In this evening's first lesson from Deuteronomy we have a rather solemn passage with fire, clouds, darkness, and a mountain burning with fire. And the King James version - with its thees and thous - makes it seem all the more formidable, which I think is fine for such a solemn scene.
But I think that there is a great opportunity for a more tender look at a part of this lesson, and that is the rapport between God and Moses. In the King James version we hear God saying to Moses "Stand thou here by me, and I will speak unto thee all the commandments, and statues, and judgements ..." and in that language it almost seems like a verbal continuation of the mountain burning with fire. That's why I love the Hawai'i Pidgin translation, in which God says "But you, stay hea wit me, so I can tell you eryting - all da stuff dey gotta do ..." If the more traditional version seems to portray a God who commands, the Pidgin seems rather to show us a God who pleads, who is not giving commandments, statutes, and judgements because of his earth-shaking power, but because he's not just a little enamoured with his people and Moses, his "main guy." Moses, who all the way back in Chapter 3 of Outa Egypt wonders why ever Pharaoh would listen to him. God responds: "Cuz I goin stay wit you, az why!"

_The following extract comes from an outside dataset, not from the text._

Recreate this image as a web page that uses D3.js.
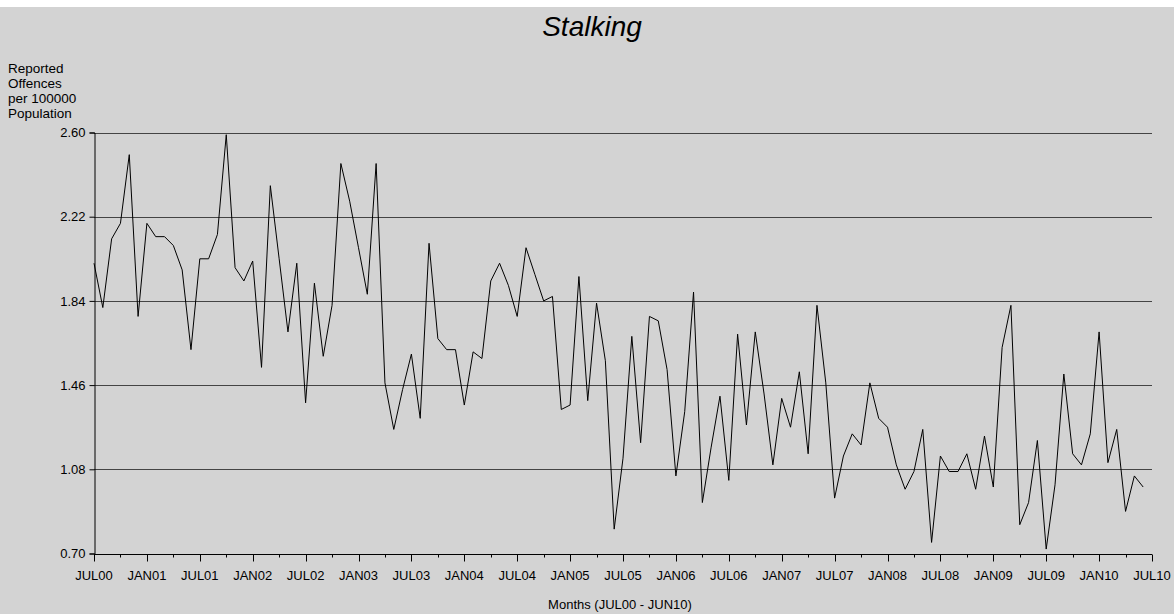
<!DOCTYPE html>
<html>
<head>
<meta charset="utf-8">
<script src="https://cdn.jsdelivr.net/npm/d3@7"></script>
<style>
  body { margin: 0; background: #fff; }
  text { font-family: "Liberation Sans", Arial, sans-serif; fill: #000; }
</style>
</head>
<body>
<div id="chart"></div>
<script>
// monthly stalking rate, JUL00 .. JUN10 (per 100000 population)
const rate = [
  2.01, 1.81, 2.12, 2.19, 2.50, 1.77, 2.19, 2.13, 2.13, 2.09, 1.98, 1.62, // 00/01
  2.03, 2.03, 2.14, 2.59, 1.99, 1.93, 2.02, 1.54, 2.36, 2.03, 1.70, 2.01, // 01/02
  1.38, 1.92, 1.59, 1.82, 2.46, 2.29, 2.08, 1.87, 2.46, 1.47, 1.26, 1.44, // 02/03
  1.60, 1.31, 2.10, 1.67, 1.62, 1.62, 1.37, 1.61, 1.58, 1.93, 2.01, 1.91, // 03/04
  1.77, 2.08, 1.96, 1.84, 1.86, 1.35, 1.37, 1.95, 1.39, 1.83, 1.57, 0.81, // 04/05
  1.13, 1.68, 1.20, 1.77, 1.75, 1.53, 1.05, 1.34, 1.88, 0.93, 1.18, 1.41, // 05/06
  1.03, 1.69, 1.28, 1.70, 1.42, 1.10, 1.40, 1.27, 1.52, 1.15, 1.82, 1.47, // 06/07
  0.95, 1.14, 1.24, 1.19, 1.47, 1.31, 1.27, 1.10, 0.99, 1.07, 1.26, 0.75, // 07/08
  1.14, 1.07, 1.07, 1.15, 0.99, 1.23, 1.00, 1.63, 1.82, 0.83, 0.93, 1.21, // 08/09
  0.72, 1.01, 1.51, 1.15, 1.10, 1.24, 1.70, 1.11, 1.26, 0.89, 1.05, 1.00  // 09/10
]
const xTickLabels = ['JUL00', 'JAN01', 'JUL01', 'JAN02', 'JUL02', 'JAN03', 'JUL03',
  'JAN04', 'JUL04', 'JAN05', 'JUL05', 'JAN06', 'JUL06', 'JAN07', 'JUL07',
  'JAN08', 'JUL08', 'JAN09', 'JUL09', 'JAN10', 'JUL10']
const yTicks = [0.70, 1.08, 1.46, 1.84, 2.22, 2.60]
const yTitle = ['Reported', 'Offences', 'per 100000', 'Population']

let width = 1174
let height = 614

let svg = d3.select('#chart')
  .append('svg')
  .attr('width', width)
  .attr('height', height)

svg.append('rect')
  .attr('x', 0).attr('y', 7)
  .attr('width', width).attr('height', height - 7)
  .attr('fill', '#d3d3d3')

let x = d3.scaleLinear().domain([0, 120]).range([94, 1152])
let y = d3.scaleLinear().domain([0.70, 2.60]).range([553.5, 132.5])

// gridlines
svg.append('g')
  .selectAll('line')
  .data(yTicks.slice(1))
  .enter()
  .append('line')
  .attr('x1', x(0)).attr('x2', x(120))
  .attr('y1', d => Math.round(y(d)) + 0.5)
  .attr('y2', d => Math.round(y(d)) + 0.5)
  .attr('stroke', '#444')
  .attr('stroke-width', 1)

// y axis
let yAxis = d3.axisLeft(y)
  .tickValues(yTicks)
  .tickFormat(d3.format('.2f'))
  .tickSize(5)
  .tickPadding(4)
svg.append('g')
  .attr('transform', 'translate(94.5,0)')
  .call(yAxis)
  .call(g => g.selectAll('text').style('font-size', '13px').attr('font-family', null))
  .call(g => g.selectAll('line, path').attr('stroke', '#000'))

// x axis: quarterly ticks below, longer ones at the half-year labels
let base = Math.round(y(0.70)) + 0.5
let xg = svg.append('g')
xg.append('line')
  .attr('x1', x(0)).attr('x2', x(120))
  .attr('y1', base).attr('y2', base)
  .attr('stroke', '#000')
xg.selectAll('.qtick')
  .data(d3.range(0, 121, 3))
  .enter()
  .append('line')
  .attr('x1', d => Math.round(x(d)) + 0.5)
  .attr('x2', d => Math.round(x(d)) + 0.5)
  .attr('y1', base)
  .attr('y2', d => d % 6 === 0 ? base + 7 : base + 3)
  .attr('stroke', '#000')
xg.selectAll('.xlab')
  .data(xTickLabels)
  .enter()
  .append('text')
  .attr('x', (d, i) => x(i * 6))
  .attr('y', 580)
  .attr('text-anchor', 'middle')
  .style('font-size', '13px')
  .text(d => d)

// the series
let line = d3.line()
  .x((d, i) => x(i))
  .y(d => y(d))
svg.append('path')
  .datum(rate)
  .attr('d', line)
  .attr('fill', 'none')
  .attr('stroke', '#000')
  .attr('stroke-width', 1)

// titles
svg.append('text')
  .attr('x', 592)
  .attr('y', 36)
  .attr('text-anchor', 'middle')
  .style('font-size', '28px')
  .style('font-style', 'italic')
  .text('Stalking')

svg.append('g')
  .selectAll('text')
  .data(yTitle)
  .enter()
  .append('text')
  .attr('x', 8)
  .attr('y', (d, i) => 72.5 + i * 15)
  .style('font-size', '13.5px')
  .text(d => d)

svg.append('text')
  .attr('x', 620)
  .attr('y', 609)
  .attr('text-anchor', 'middle')
  .style('font-size', '13px')
  .text('Months (JUL00 - JUN10)')
</script>
</body>
</html>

I love that image of God, even when at times it seems hard to feel him near. (I suppose I love that image of God especially when at times it seems hard to feel him near.) During my worst days I look around and see so much suffering and inequality and think this God business is not all it's cracked up to be. And I know I'm not alone in sometimes wondering why we bother at all. But then, something happens - some unforeseen and unexpected grace which takes my breath away - and I get the answer to my why: "Cuz I goin stay wit you, az why!"
Or, as Isaiah says: "So no scared, Cuz you guys da one I stay wit. No come bum out, Cuz I yoa God. I make you guys come strong inside. Mo den dat, I help you guys. I no let you guys fall down!"
Goodness! To that I can only say: Amen!
Or, as they say in Hawai'i Pidgin: "Dass it!"